=== Available data ===
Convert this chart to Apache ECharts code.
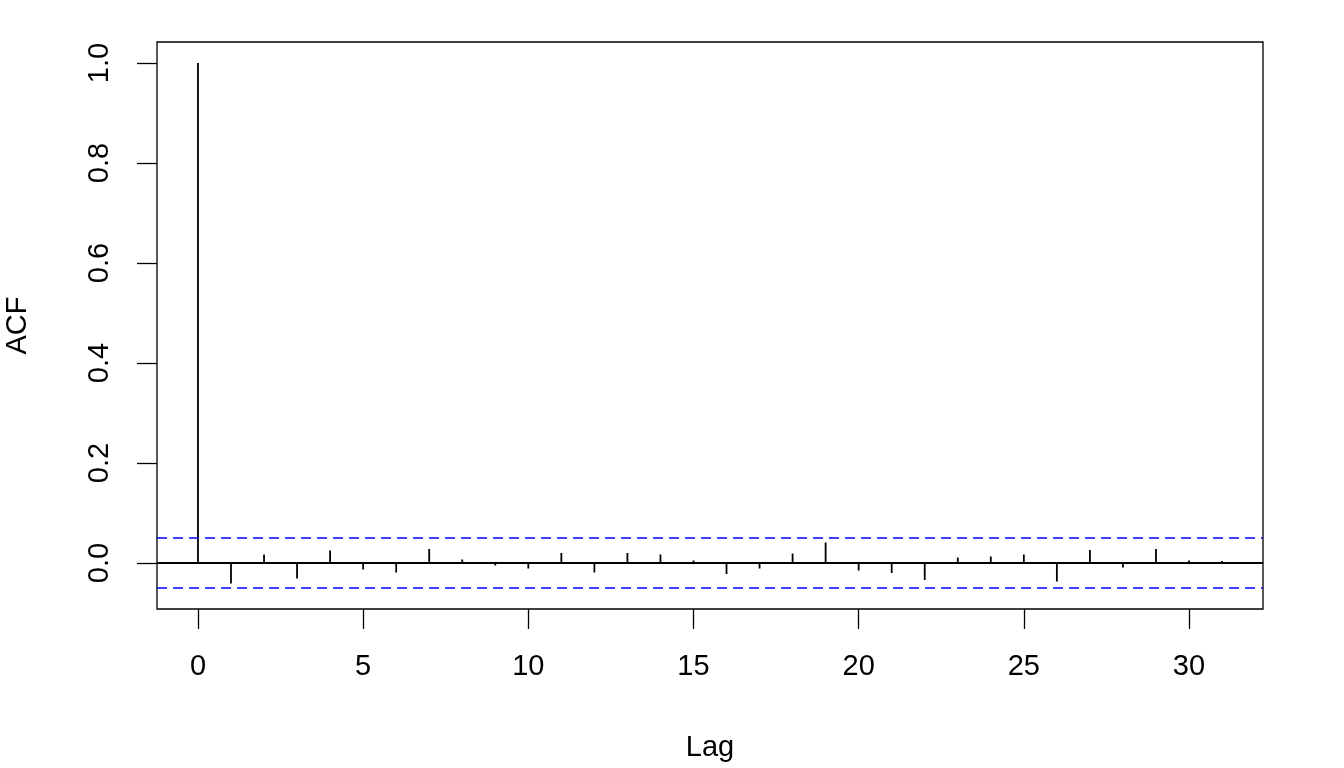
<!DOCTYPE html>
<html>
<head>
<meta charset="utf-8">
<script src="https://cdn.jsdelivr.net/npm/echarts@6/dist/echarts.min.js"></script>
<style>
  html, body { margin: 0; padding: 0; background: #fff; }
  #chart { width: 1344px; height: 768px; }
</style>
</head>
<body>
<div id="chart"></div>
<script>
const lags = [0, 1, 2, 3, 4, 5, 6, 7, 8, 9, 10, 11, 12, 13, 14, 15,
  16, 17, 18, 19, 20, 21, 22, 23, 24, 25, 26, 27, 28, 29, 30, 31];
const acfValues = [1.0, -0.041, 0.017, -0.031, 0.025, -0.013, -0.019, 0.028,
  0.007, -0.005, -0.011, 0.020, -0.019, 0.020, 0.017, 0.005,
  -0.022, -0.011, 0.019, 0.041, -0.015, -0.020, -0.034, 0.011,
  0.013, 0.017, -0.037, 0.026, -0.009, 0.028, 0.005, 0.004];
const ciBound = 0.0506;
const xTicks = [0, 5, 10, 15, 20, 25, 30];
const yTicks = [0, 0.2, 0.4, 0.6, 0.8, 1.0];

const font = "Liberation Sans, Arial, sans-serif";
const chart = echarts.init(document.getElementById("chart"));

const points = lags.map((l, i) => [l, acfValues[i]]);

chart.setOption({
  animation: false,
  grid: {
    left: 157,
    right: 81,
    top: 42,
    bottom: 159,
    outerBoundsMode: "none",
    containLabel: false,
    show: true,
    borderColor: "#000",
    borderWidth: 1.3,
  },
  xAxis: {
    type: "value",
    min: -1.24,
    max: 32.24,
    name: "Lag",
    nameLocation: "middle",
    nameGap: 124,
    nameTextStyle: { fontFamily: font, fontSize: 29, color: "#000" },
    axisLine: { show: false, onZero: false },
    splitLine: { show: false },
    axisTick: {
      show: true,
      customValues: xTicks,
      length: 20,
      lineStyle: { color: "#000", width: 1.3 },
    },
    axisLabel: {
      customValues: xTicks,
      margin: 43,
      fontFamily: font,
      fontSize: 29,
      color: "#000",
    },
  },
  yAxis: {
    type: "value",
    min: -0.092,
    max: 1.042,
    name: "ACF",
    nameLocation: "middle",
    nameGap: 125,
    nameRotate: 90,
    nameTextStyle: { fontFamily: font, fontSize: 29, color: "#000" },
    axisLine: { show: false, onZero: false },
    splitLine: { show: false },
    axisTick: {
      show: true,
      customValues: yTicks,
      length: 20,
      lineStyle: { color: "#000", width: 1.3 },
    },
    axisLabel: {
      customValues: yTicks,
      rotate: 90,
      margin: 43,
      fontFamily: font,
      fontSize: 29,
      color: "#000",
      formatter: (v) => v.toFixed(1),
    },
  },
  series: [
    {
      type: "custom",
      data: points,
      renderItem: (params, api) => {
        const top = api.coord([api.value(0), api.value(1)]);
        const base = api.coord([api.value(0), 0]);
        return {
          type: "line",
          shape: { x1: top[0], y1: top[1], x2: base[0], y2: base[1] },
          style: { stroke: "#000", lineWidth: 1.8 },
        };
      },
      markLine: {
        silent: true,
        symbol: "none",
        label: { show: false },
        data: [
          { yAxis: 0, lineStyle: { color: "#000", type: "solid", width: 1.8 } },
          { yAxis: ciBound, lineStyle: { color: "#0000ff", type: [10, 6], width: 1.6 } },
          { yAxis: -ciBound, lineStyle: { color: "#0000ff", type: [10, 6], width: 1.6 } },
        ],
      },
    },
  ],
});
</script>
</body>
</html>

=== Exercise objective ===
Without the images, write out each line of the data verbatim.

=== Solution for this problem ===
Convert this chart to Apache ECharts code.
<!DOCTYPE html>
<html>
<head>
<meta charset="utf-8">
<script src="https://cdn.jsdelivr.net/npm/echarts@6/dist/echarts.min.js"></script>
<style>
  html, body { margin: 0; padding: 0; background: #fff; }
  #chart { width: 1344px; height: 768px; }
</style>
</head>
<body>
<div id="chart"></div>
<script>
const lags = [0, 1, 2, 3, 4, 5, 6, 7, 8, 9, 10, 11, 12, 13, 14, 15,
  16, 17, 18, 19, 20, 21, 22, 23, 24, 25, 26, 27, 28, 29, 30, 31];
const acfValues = [1.0, -0.041, 0.017, -0.031, 0.025, -0.013, -0.019, 0.028,
  0.007, -0.005, -0.011, 0.020, -0.019, 0.020, 0.017, 0.005,
  -0.022, -0.011, 0.019, 0.041, -0.015, -0.020, -0.034, 0.011,
  0.013, 0.017, -0.037, 0.026, -0.009, 0.028, 0.005, 0.004];
const ciBound = 0.0506;
const xTicks = [0, 5, 10, 15, 20, 25, 30];
const yTicks = [0, 0.2, 0.4, 0.6, 0.8, 1.0];

const font = "Liberation Sans, Arial, sans-serif";
const chart = echarts.init(document.getElementById("chart"));

const points = lags.map((l, i) => [l, acfValues[i]]);

chart.setOption({
  animation: false,
  grid: {
    left: 157,
    right: 81,
    top: 42,
    bottom: 159,
    outerBoundsMode: "none",
    containLabel: false,
    show: true,
    borderColor: "#000",
    borderWidth: 1.3,
  },
  xAxis: {
    type: "value",
    min: -1.24,
    max: 32.24,
    name: "Lag",
    nameLocation: "middle",
    nameGap: 124,
    nameTextStyle: { fontFamily: font, fontSize: 29, color: "#000" },
    axisLine: { show: false, onZero: false },
    splitLine: { show: false },
    axisTick: {
      show: true,
      customValues: xTicks,
      length: 20,
      lineStyle: { color: "#000", width: 1.3 },
    },
    axisLabel: {
      customValues: xTicks,
      margin: 43,
      fontFamily: font,
      fontSize: 29,
      color: "#000",
    },
  },
  yAxis: {
    type: "value",
    min: -0.092,
    max: 1.042,
    name: "ACF",
    nameLocation: "middle",
    nameGap: 125,
    nameRotate: 90,
    nameTextStyle: { fontFamily: font, fontSize: 29, color: "#000" },
    axisLine: { show: false, onZero: false },
    splitLine: { show: false },
    axisTick: {
      show: true,
      customValues: yTicks,
      length: 20,
      lineStyle: { color: "#000", width: 1.3 },
    },
    axisLabel: {
      customValues: yTicks,
      rotate: 90,
      margin: 43,
      fontFamily: font,
      fontSize: 29,
      color: "#000",
      formatter: (v) => v.toFixed(1),
    },
  },
  series: [
    {
      type: "custom",
      data: points,
      renderItem: (params, api) => {
        const top = api.coord([api.value(0), api.value(1)]);
        const base = api.coord([api.value(0), 0]);
        return {
          type: "line",
          shape: { x1: top[0], y1: top[1], x2: base[0], y2: base[1] },
          style: { stroke: "#000", lineWidth: 1.8 },
        };
      },
      markLine: {
        silent: true,
        symbol: "none",
        label: { show: false },
        data: [
          { yAxis: 0, lineStyle: { color: "#000", type: "solid", width: 1.8 } },
          { yAxis: ciBound, lineStyle: { color: "#0000ff", type: [10, 6], width: 1.6 } },
          { yAxis: -ciBound, lineStyle: { color: "#0000ff", type: [10, 6], width: 1.6 } },
        ],
      },
    },
  ],
});
</script>
</body>
</html>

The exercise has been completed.